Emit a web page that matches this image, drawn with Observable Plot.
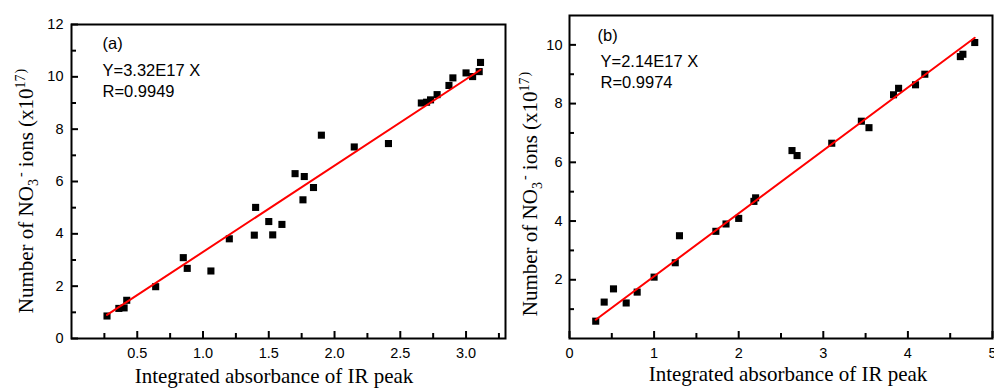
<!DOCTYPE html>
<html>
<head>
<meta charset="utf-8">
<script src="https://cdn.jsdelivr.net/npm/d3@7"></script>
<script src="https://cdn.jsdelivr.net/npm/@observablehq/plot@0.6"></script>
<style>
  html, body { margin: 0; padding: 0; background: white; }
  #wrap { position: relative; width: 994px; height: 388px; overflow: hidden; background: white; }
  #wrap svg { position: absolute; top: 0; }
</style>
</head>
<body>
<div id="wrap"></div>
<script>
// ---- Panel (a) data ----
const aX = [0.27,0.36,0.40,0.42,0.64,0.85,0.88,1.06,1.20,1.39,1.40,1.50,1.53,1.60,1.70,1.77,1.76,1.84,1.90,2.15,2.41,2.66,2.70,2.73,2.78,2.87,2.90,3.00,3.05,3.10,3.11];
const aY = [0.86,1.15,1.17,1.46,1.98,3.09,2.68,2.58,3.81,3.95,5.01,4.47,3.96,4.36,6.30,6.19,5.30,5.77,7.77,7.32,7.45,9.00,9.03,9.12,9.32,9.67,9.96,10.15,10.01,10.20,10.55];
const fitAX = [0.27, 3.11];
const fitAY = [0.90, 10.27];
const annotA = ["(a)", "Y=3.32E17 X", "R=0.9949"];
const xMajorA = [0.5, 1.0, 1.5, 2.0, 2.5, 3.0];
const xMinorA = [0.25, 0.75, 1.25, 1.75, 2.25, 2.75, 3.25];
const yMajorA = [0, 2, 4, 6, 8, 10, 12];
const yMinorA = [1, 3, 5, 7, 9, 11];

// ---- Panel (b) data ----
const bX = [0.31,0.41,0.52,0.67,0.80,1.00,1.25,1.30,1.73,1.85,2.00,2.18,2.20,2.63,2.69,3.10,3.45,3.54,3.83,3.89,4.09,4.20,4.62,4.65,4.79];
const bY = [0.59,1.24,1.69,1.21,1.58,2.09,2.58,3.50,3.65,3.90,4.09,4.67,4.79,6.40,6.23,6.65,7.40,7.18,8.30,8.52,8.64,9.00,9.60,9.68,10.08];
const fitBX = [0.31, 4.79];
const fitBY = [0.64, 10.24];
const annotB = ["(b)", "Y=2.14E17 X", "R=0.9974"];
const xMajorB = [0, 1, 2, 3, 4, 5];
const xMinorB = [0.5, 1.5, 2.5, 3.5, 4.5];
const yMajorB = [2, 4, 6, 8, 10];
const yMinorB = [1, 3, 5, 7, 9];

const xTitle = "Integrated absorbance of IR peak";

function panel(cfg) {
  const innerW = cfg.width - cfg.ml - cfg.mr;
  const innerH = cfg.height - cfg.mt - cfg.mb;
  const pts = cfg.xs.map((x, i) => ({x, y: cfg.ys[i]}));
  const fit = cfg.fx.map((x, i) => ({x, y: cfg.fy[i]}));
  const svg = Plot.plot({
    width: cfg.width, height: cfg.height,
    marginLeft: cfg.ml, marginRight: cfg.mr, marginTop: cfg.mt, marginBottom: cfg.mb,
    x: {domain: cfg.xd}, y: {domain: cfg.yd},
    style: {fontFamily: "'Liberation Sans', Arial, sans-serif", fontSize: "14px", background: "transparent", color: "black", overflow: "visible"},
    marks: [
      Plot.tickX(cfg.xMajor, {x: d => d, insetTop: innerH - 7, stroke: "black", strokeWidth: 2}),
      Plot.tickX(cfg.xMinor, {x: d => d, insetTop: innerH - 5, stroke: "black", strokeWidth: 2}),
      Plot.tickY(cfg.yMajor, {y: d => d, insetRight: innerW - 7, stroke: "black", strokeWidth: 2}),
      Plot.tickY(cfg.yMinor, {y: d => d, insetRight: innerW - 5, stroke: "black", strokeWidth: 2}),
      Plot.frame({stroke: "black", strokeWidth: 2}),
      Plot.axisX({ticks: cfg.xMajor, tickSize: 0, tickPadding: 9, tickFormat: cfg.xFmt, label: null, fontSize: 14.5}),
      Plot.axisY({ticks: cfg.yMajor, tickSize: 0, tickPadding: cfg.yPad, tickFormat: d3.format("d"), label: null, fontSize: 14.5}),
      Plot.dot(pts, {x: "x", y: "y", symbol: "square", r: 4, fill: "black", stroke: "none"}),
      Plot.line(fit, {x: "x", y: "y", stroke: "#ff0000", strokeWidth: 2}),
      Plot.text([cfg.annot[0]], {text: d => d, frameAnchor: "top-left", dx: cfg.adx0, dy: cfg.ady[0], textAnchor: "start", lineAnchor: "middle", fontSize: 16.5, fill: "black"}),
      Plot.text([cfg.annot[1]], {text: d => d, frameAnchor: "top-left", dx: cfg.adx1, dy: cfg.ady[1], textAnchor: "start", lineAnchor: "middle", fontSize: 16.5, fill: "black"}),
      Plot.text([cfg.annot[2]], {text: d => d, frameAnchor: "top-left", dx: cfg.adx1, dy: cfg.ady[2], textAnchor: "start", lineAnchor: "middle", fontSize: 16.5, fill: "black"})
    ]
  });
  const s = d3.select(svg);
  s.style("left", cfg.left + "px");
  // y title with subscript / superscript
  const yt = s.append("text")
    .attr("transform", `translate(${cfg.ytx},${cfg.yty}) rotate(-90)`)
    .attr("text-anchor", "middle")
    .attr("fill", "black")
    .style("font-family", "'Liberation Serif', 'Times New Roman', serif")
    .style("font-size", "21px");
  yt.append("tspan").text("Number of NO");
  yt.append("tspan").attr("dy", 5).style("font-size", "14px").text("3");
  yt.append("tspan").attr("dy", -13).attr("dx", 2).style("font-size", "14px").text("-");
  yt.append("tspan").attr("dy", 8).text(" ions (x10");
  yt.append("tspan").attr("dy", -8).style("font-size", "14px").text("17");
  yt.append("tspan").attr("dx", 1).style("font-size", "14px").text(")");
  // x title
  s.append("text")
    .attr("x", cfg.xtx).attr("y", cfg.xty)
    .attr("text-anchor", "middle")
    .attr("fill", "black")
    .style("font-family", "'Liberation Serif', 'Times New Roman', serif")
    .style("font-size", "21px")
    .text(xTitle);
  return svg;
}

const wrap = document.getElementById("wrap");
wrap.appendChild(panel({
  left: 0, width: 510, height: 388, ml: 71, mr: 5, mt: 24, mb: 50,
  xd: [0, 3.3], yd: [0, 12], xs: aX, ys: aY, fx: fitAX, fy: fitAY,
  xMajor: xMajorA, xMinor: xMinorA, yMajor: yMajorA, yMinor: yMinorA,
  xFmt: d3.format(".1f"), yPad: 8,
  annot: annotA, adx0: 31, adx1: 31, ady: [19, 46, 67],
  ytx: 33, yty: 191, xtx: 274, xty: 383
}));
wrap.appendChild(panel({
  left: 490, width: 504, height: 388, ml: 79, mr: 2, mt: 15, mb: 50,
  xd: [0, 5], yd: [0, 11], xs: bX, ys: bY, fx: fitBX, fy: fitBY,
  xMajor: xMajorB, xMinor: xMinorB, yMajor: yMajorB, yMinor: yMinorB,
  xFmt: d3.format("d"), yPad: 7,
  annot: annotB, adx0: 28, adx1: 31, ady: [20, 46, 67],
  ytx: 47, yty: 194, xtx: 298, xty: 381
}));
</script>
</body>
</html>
________
- _What is needed_
Write out each line of the listing above, exactly, from its first line to the line holding "absorbance of IR", inclusive. Skip the pictures.

- _Response to this task_
Emit a web page that matches this image, drawn with Observable Plot.
<!DOCTYPE html>
<html>
<head>
<meta charset="utf-8">
<script src="https://cdn.jsdelivr.net/npm/d3@7"></script>
<script src="https://cdn.jsdelivr.net/npm/@observablehq/plot@0.6"></script>
<style>
  html, body { margin: 0; padding: 0; background: white; }
  #wrap { position: relative; width: 994px; height: 388px; overflow: hidden; background: white; }
  #wrap svg { position: absolute; top: 0; }
</style>
</head>
<body>
<div id="wrap"></div>
<script>
// ---- Panel (a) data ----
const aX = [0.27,0.36,0.40,0.42,0.64,0.85,0.88,1.06,1.20,1.39,1.40,1.50,1.53,1.60,1.70,1.77,1.76,1.84,1.90,2.15,2.41,2.66,2.70,2.73,2.78,2.87,2.90,3.00,3.05,3.10,3.11];
const aY = [0.86,1.15,1.17,1.46,1.98,3.09,2.68,2.58,3.81,3.95,5.01,4.47,3.96,4.36,6.30,6.19,5.30,5.77,7.77,7.32,7.45,9.00,9.03,9.12,9.32,9.67,9.96,10.15,10.01,10.20,10.55];
const fitAX = [0.27, 3.11];
const fitAY = [0.90, 10.27];
const annotA = ["(a)", "Y=3.32E17 X", "R=0.9949"];
const xMajorA = [0.5, 1.0, 1.5, 2.0, 2.5, 3.0];
const xMinorA = [0.25, 0.75, 1.25, 1.75, 2.25, 2.75, 3.25];
const yMajorA = [0, 2, 4, 6, 8, 10, 12];
const yMinorA = [1, 3, 5, 7, 9, 11];

// ---- Panel (b) data ----
const bX = [0.31,0.41,0.52,0.67,0.80,1.00,1.25,1.30,1.73,1.85,2.00,2.18,2.20,2.63,2.69,3.10,3.45,3.54,3.83,3.89,4.09,4.20,4.62,4.65,4.79];
const bY = [0.59,1.24,1.69,1.21,1.58,2.09,2.58,3.50,3.65,3.90,4.09,4.67,4.79,6.40,6.23,6.65,7.40,7.18,8.30,8.52,8.64,9.00,9.60,9.68,10.08];
const fitBX = [0.31, 4.79];
const fitBY = [0.64, 10.24];
const annotB = ["(b)", "Y=2.14E17 X", "R=0.9974"];
const xMajorB = [0, 1, 2, 3, 4, 5];
const xMinorB = [0.5, 1.5, 2.5, 3.5, 4.5];
const yMajorB = [2, 4, 6, 8, 10];
const yMinorB = [1, 3, 5, 7, 9];

const xTitle = "Integrated absorbance of IR peak";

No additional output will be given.